On Feb. 18, 2001, auto racing star Dale Earnhardt Sr. died in a crash at the Daytona 500; he was 49.

In 1546, Martin Luther, leader of the Protestant Reformatio­n in Germany, died in Eisleben.

In 1913, Mexican President Francisco I. Madero and Vice President Jose Maria Pino Suarez were arrested during a military coup (both were shot to death on Feb. 22).

In 1930, photograph­ic evidence of Pluto (now designated a “dwarf planet”) was discovered by Clyde W. Tombaugh at Lowell Observator­y in Flagstaff, Arizona.

In 1943, Madame Chiang Kai-shek, wife of the Chinese leader, addressed members of the Senate and then the House, becoming the first Chinese national to address both houses of the U.S. Congress.

In 1970, the “Chicago Seven” defendants were found not guilty of conspiring to incite riots at the 1968 Democratic national convention; five were convicted of violating the Anti-Riot Act of 1968 (those conviction­s were later reversed).

In 1972, the California Supreme Court struck down the state’s death penalty.

In 1977, the space shuttle prototype Enterprise, sitting atop a Boeing 747, went on its debut “flight” above Edwards Air Force Base in California.

In 1988, Anthony M. Kennedy was sworn in as an associate justice of the U.S. Supreme Court.

In 1997, astronauts on the space shuttle Discovery completed their tune-up of the Hubble Space Telescope after 33 hours of spacewalki­ng; the Hubble was then released using the shuttle’s crane.

Ten years ago: President Barack Obama launched a $75 billion foreclosur­e rescue plan aimed at saving homes. Secretary of State Hillary Rodham Clinton began a two-day visit to Indonesia. Eric Holder, the nation’s first black attorney general, said in a speech to Justice Department employees marking Black History Month that the United States was “a nation of cowards” on matters of race.

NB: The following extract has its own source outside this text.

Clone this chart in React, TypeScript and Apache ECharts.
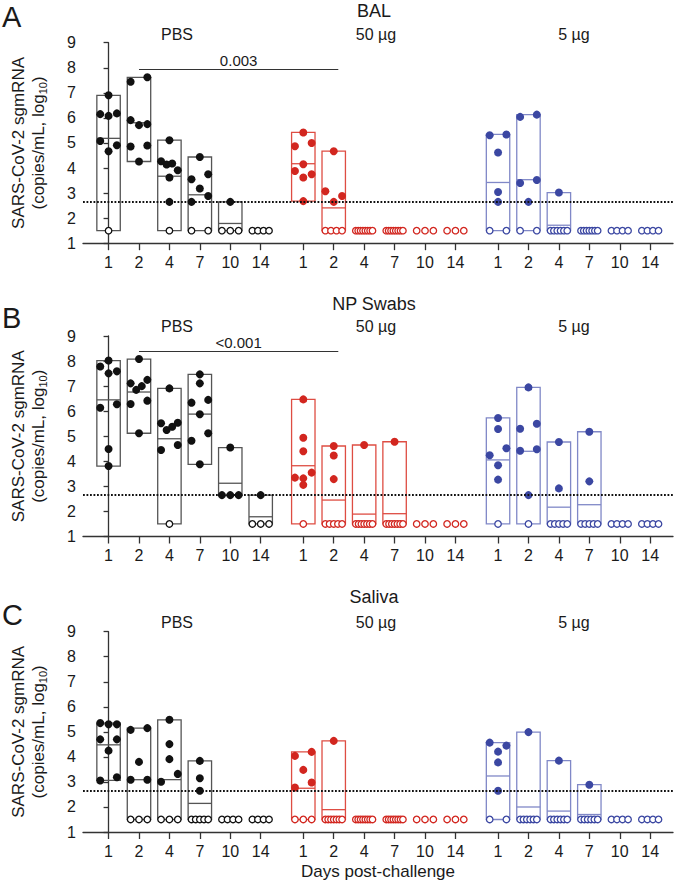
import React, { useEffect, useRef } from 'react';
import * as echarts from 'echarts';

// ---------- data ----------
const DAYS = ['1', '2', '4', '7', '10', '14'];
const GROUPS = ['PBS', '50 µg', '5 µg'];
const PANELS = ['BAL', 'NP Swabs', 'Saliva'];
const LETTERS = ['A', 'B', 'C'];
const LOD = 2.65;
const P_VALUES = ['0.003', '<0.001', ''];
const P_BAR_LEVEL = [7.94, 8.41, 0];

// values per day (log10 copies/mL); 1.5 = below limit of detection
const BAL_PBS = [
  [6.9, 6.15, 6.08, 6.18, 5.08, 4.91, 4.67, 1.5],
  [7.44, 7.62, 5.91, 5.71, 5.75, 4.86, 4.9, 4.26],
  [5.11, 4.27, 4.14, 4.18, 3.62, 3.91, 2.65, 1.5],
  [4.44, 3.55, 3.75, 3.18, 2.65, 2.88, 1.5, 1.5],
  [2.65, 1.5, 1.5, 1.5],
  [1.5, 1.5, 1.5, 1.5],
];
const BAL_50 = [
  [5.42, 4.87, 5.0, 4.15, 3.88, 3.62, 3.75, 2.68],
  [4.67, 3.07, 2.65, 2.88, 1.5, 1.5, 1.5, 1.5],
  [1.5, 1.5, 1.5, 1.5, 1.5, 1.5, 1.5, 1.5],
  [1.5, 1.5, 1.5, 1.5, 1.5, 1.5, 1.5, 1.5],
  [1.5, 1.5, 1.5],
  [1.5, 1.5, 1.5],
];
const BAL_5 = [
  [5.31, 5.34, 4.62, 3.04, 2.65, 1.5, 1.5],
  [6.04, 6.13, 3.4, 3.52, 2.65, 1.5, 1.5],
  [3.02, 1.5, 1.5, 1.5, 1.5, 1.5, 1.5],
  [1.5, 1.5, 1.5, 1.5, 1.5, 1.5, 1.5],
  [1.5, 1.5, 1.5, 1.5],
  [1.5, 1.5, 1.5, 1.5],
];
const NP_PBS = [
  [8.02, 7.78, 7.51, 7.59, 6.14, 6.28, 4.49, 3.81],
  [8.08, 7.11, 6.85, 7.0, 7.25, 6.29, 6.42, 5.12],
  [6.91, 5.52, 5.25, 5.38, 5.54, 4.45, 4.65, 1.5],
  [7.47, 7.11, 6.34, 6.45, 5.88, 4.82, 5.12, 3.88],
  [4.55, 2.65, 2.65, 2.65],
  [2.65, 1.5, 1.5, 1.5],
];
const NP_50 = [
  [6.47, 4.94, 4.4, 3.35, 3.06, 3.32, 3.55, 1.5],
  [4.61, 4.23, 3.29, 1.5, 1.5, 1.5, 1.5, 1.5],
  [4.65, 1.5, 1.5, 1.5, 1.5, 1.5, 1.5, 1.5],
  [4.78, 1.5, 1.5, 1.5, 1.5, 1.5, 1.5, 1.5],
  [1.5, 1.5, 1.5],
  [1.5, 1.5, 1.5],
];
const NP_5 = [
  [5.73, 5.29, 4.24, 4.52, 3.84, 3.27, 1.5],
  [6.95, 5.3, 5.5, 4.42, 4.48, 2.65, 1.5],
  [4.77, 2.92, 1.5, 1.5, 1.5, 1.5, 1.5],
  [5.18, 3.2, 1.5, 1.5, 1.5, 1.5, 1.5],
  [1.5, 1.5, 1.5, 1.5],
  [1.5, 1.5, 1.5, 1.5],
];
const SAL_PBS = [
  [5.35, 5.3, 5.3, 4.7, 4.7, 4.25, 3.06, 3.19],
  [5.08, 5.15, 3.8, 3.09, 3.09, 1.5, 1.5, 1.5],
  [5.48, 4.51, 3.91, 3.01, 3.32, 1.5, 1.5, 1.5],
  [3.84, 3.15, 2.65, 1.5, 1.5, 1.5, 1.5, 1.5],
  [1.5, 1.5, 1.5, 1.5],
  [1.5, 1.5, 1.5, 1.5],
];
const SAL_50 = [
  [4.04, 4.2, 3.48, 2.78, 2.98, 1.5, 1.5, 1.5],
  [4.64, 1.5, 1.5, 1.5, 1.5, 1.5, 1.5, 1.5],
  [1.5, 1.5, 1.5, 1.5, 1.5, 1.5, 1.5, 1.5],
  [1.5, 1.5, 1.5, 1.5, 1.5, 1.5, 1.5, 1.5],
  [1.5, 1.5, 1.5],
  [1.5, 1.5, 1.5],
];
const SAL_5 = [
  [4.57, 4.45, 4.21, 3.78, 2.65, 1.5, 1.5],
  [4.99, 1.5, 1.5, 1.5, 1.5, 1.5, 1.5],
  [3.85, 1.5, 1.5, 1.5, 1.5, 1.5, 1.5],
  [2.89, 1.5, 1.5, 1.5, 1.5, 1.5, 1.5],
  [1.5, 1.5, 1.5, 1.5],
  [1.5, 1.5, 1.5, 1.5],
];

const DATA = [
  [BAL_PBS, BAL_50, BAL_5],
  [NP_PBS, NP_50, NP_5],
  [SAL_PBS, SAL_50, SAL_5],
];

// ---------- style / layout ----------
const FONT = "'Liberation Sans', Arial, Helvetica, sans-serif";
const DOT_COLORS = ['#111111', '#d2261f', '#3b47a2'];
const BOX_COLORS = ['#555555', '#de4d43', '#8088c7'];
const AXIS_COLOR = '#333333';
const TEXT_COLOR = '#1a1a1a';

const GROUP_GAP = 6.4;
const X_MIN = -0.84;
const X_MAX = 18.55;
const HALF_BOX = 0.385;
const SPREAD = 0.274;
const CHAIN = 0.235;
const PAIR = 0.33;

const PANEL_TOPS = [42.7, 336, 631.7];
const PANEL_HEIGHT = 200.5;
const GRID_LEFT = 72;
const GRID_WIDTH = 601;
const TITLE_Y = [10.5, 304, 597];
const GROUP_LABEL_Y = [34, 326.5, 622.5];
const GROUP_LABEL_X = [177, 376, 574];
const LETTER_Y = [17, 318, 615];

const pos = (g: number, d: number) => g * GROUP_GAP + d;
const POSITIONS: number[] = [];
const POS_LABELS: string[] = [];
GROUPS.forEach((_, g) =>
  DAYS.forEach((day, d) => {
    POSITIONS.push(pos(g, d));
    POS_LABELS.push(day);
  })
);

function labelFor(v: number) {
  for (let k = 0; k < POSITIONS.length; k++) {
    if (Math.abs(POSITIONS[k] - v) < 1e-4) return POS_LABELS[k];
  }
  return '';
}

// horizontal spreading of dots (GraphPad-like rows)
function offsets(values: number[]) {
  const idx = values.map((_, i) => i).sort((a, b) => values[b] - values[a] || a - b);
  const clusters: number[][] = [];
  let cur: number[] = [];
  for (const i of idx) {
    if (cur.length && values[cur[cur.length - 1]] - values[i] >= CHAIN) {
      clusters.push(cur);
      cur = [];
    }
    cur.push(i);
  }
  if (cur.length) clusters.push(cur);
  const merged: number[][] = [];
  for (let k = 0; k < clusters.length; k++) {
    const c = clusters[k];
    const n = clusters[k + 1];
    if (c.length === 1 && n && n.length === 1 && values[c[0]] - values[n[0]] < PAIR) {
      merged.push([c[0], n[0]]);
      k++;
    } else merged.push(c);
  }
  const off = values.map(() => 0);
  for (const c of merged) {
    const ordered = [...c].sort((a, b) => a - b);
    const k = ordered.length;
    ordered.forEach((i, j) => {
      off[i] = k === 1 ? 0 : -SPREAD + (2 * SPREAD * j) / (k - 1);
    });
  }
  return off;
}

function buildOption() {
  const grid = PANEL_TOPS.map((t) => ({
    left: GRID_LEFT,
    top: t,
    width: GRID_WIDTH,
    height: PANEL_HEIGHT,
  }));

  const xAxis = PANEL_TOPS.map((_, p) => ({
    type: 'value',
    gridIndex: p,
    min: X_MIN,
    max: X_MAX,
    splitLine: { show: false },
    axisLine: { show: true, onZero: false, lineStyle: { color: AXIS_COLOR, width: 1.3 } },
    axisTick: { show: true, customValues: POSITIONS, length: 7, lineStyle: { color: AXIS_COLOR, width: 1.3 } },
    axisLabel: {
      show: true,
      customValues: POSITIONS,
      formatter: (v: number) => labelFor(v),
      margin: 11,
      fontSize: 16,
      color: TEXT_COLOR,
      fontFamily: FONT,
    },
    name: p === 2 ? 'Days post-challenge' : '',
    nameLocation: 'middle',
    nameGap: 31,
    nameTextStyle: { fontSize: 17, color: TEXT_COLOR, fontFamily: FONT },
  }));

  const yAxis = PANEL_TOPS.map((_, p) => ({
    type: 'value',
    gridIndex: p,
    min: 1,
    max: 9,
    interval: 1,
    splitLine: { show: false },
    axisLine: { show: true, lineStyle: { color: AXIS_COLOR, width: 1.3 } },
    axisTick: { show: true, length: 5, lineStyle: { color: AXIS_COLOR, width: 1.3 } },
    axisLabel: { margin: 7, fontSize: 16, color: TEXT_COLOR, fontFamily: FONT },
    name: 'SARS-CoV-2 sgmRNA\n(copies/mL, log{sub|10})',
    nameLocation: 'middle',
    nameRotate: 90,
    nameGap: 35,
    nameTextStyle: {
      fontSize: 17,
      lineHeight: 20,
      color: TEXT_COLOR,
      fontFamily: FONT,
      rich: {
        sub: { fontSize: 11, lineHeight: 11, verticalAlign: 'bottom', color: TEXT_COLOR, fontFamily: FONT },
      },
    },
  }));

  const series: any[] = [];
  DATA.forEach((panel, p) => {
    panel.forEach((groupDays, g) => {
      const boxData = groupDays.map((vals, d) => {
        const lo = Math.min(...vals);
        const hi = Math.max(...vals);
        const mean = vals.reduce((s, v) => s + v, 0) / vals.length;
        return [pos(g, d), lo, hi, mean];
      });
      const color = BOX_COLORS[g];
      series.push({
        type: 'custom',
        xAxisIndex: p,
        yAxisIndex: p,
        z: 1,
        clip: false,
        silent: true,
        encode: { x: 0, y: [1, 2, 3] },
        data: boxData,
        renderItem: (params: any, api: any) => {
          const x = api.value(0);
          const lo = api.value(1);
          const hi = api.value(2);
          const m = api.value(3);
          const tl = api.coord([x - HALF_BOX, hi]);
          const br = api.coord([x + HALF_BOX, lo]);
          const ml = api.coord([x - HALF_BOX, m]);
          const mr = api.coord([x + HALF_BOX, m]);
          const children: any[] = [];
          if (hi - lo > 1e-6) {
            children.push({
              type: 'rect',
              shape: { x: tl[0], y: tl[1], width: br[0] - tl[0], height: br[1] - tl[1] },
              style: { fill: 'none', stroke: color, lineWidth: 1.3 },
            });
            children.push({
              type: 'line',
              shape: { x1: ml[0], y1: ml[1], x2: mr[0], y2: mr[1] },
              style: { stroke: color, lineWidth: 1.3 },
            });
          }
          return { type: 'group', children };
        },
      });

      const filled: number[][] = [];
      const open: number[][] = [];
      groupDays.forEach((vals, d) => {
        const off = offsets(vals);
        vals.forEach((v, i) => {
          const pt = [pos(g, d) + off[i], v];
          if (v >= LOD - 1e-9) filled.push(pt);
          else open.push(pt);
        });
      });

      const filledSeries: any = {
        type: 'scatter',
        xAxisIndex: p,
        yAxisIndex: p,
        z: 3,
        silent: true,
        symbol: 'circle',
        symbolSize: 8,
        itemStyle: { color: DOT_COLORS[g], opacity: 1 },
        data: filled,
      };
      const openSeries: any = {
        type: 'scatter',
        xAxisIndex: p,
        yAxisIndex: p,
        z: 4,
        silent: true,
        symbol: 'circle',
        symbolSize: 6.5,
        itemStyle: { color: '#ffffff', borderColor: DOT_COLORS[g], borderWidth: 1.3, opacity: 1 },
        data: open,
      };
      if (g === 0) {
        filledSeries.markLine = {
          silent: true,
          symbol: 'none',
          animation: false,
          label: { show: false },
          lineStyle: { color: '#111111', width: 1.8, type: [1.8, 1.7] },
          data: [{ yAxis: LOD }],
        };
        if (P_VALUES[p]) {
          openSeries.markLine = {
            silent: true,
            symbol: 'none',
            animation: false,
            lineStyle: { color: AXIS_COLOR, width: 1.2, type: 'solid' },
            label: {
              show: true,
              position: 'insideMiddleTop',
              formatter: P_VALUES[p],
              distance: 1,
              fontSize: 15,
              color: TEXT_COLOR,
              fontFamily: FONT,
            },
            data: [
              [
                { coord: [pos(0, 1), P_BAR_LEVEL[p]] },
                { coord: [pos(1, 1) + 0.15, P_BAR_LEVEL[p]] },
              ],
            ],
          };
        }
      }
      series.push(filledSeries, openSeries);
    });
  });

  const graphic: any[] = [];
  PANELS.forEach((title, p) => {
    graphic.push({
      type: 'text',
      x: 2,
      y: LETTER_Y[p],
      style: { text: LETTERS[p], fontSize: 29, fill: TEXT_COLOR, fontFamily: FONT, verticalAlign: 'middle', align: 'left' },
    });
    graphic.push({
      type: 'text',
      x: 374,
      y: TITLE_Y[p],
      style: { text: title, fontSize: 18, fill: TEXT_COLOR, fontFamily: FONT, verticalAlign: 'middle', align: 'center' },
    });
    GROUPS.forEach((gName, g) => {
      graphic.push({
        type: 'text',
        x: GROUP_LABEL_X[g],
        y: GROUP_LABEL_Y[p],
        style: { text: gName, fontSize: 16, fill: TEXT_COLOR, fontFamily: FONT, verticalAlign: 'middle', align: 'center' },
      });
    });
  });

  return {
    animation: false,
    backgroundColor: '#ffffff',
    grid,
    xAxis,
    yAxis,
    series,
    graphic,
  };
}

export default function App() {
  const ref = useRef<HTMLDivElement>(null);
  useEffect(() => {
    document.body.style.margin = '0';
    if (!ref.current) return;
    const chart = echarts.init(ref.current, undefined, { renderer: 'svg' });
    chart.setOption(buildOption() as any);
    return () => chart.dispose();
  }, []);
  return (
    <div
      ref={ref}
      style={{ position: 'absolute', left: 0, top: 0, width: 676, height: 881, background: '#fff' }}
    />
  );
}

Five years ago: Megan Rice, an 84-year-old nun, was sentenced in Knoxville, Tennessee, to nearly three years in prison for breaking into a nuclear weapons complex and defacing a bunker holding bomb-grade uranium, a demonstrat­ion that exposed serious security flaws at the Y-12 National Security Complex in Oak Ridge. (Two other activists received sentences of just over five years.) Maria Franziska von Trapp, 99, the last surviving member of the seven original Trapp Family Singers of “Sound of Music” fame (and stepdaught­er of “the” Maria von Trapp), died in Stowe, Vermont.

One year ago: “Black Panther,” the Marvel superhero film from the Walt Disney Co., blew past expectatio­ns to take in $192 million during its debut weekend in U.S. and Canadian theaters. LeBron James scored 29 points and won his third NBA All-Star Game MVP award as his team beat the rival squad headed by Stephen Curry, 148-to-145.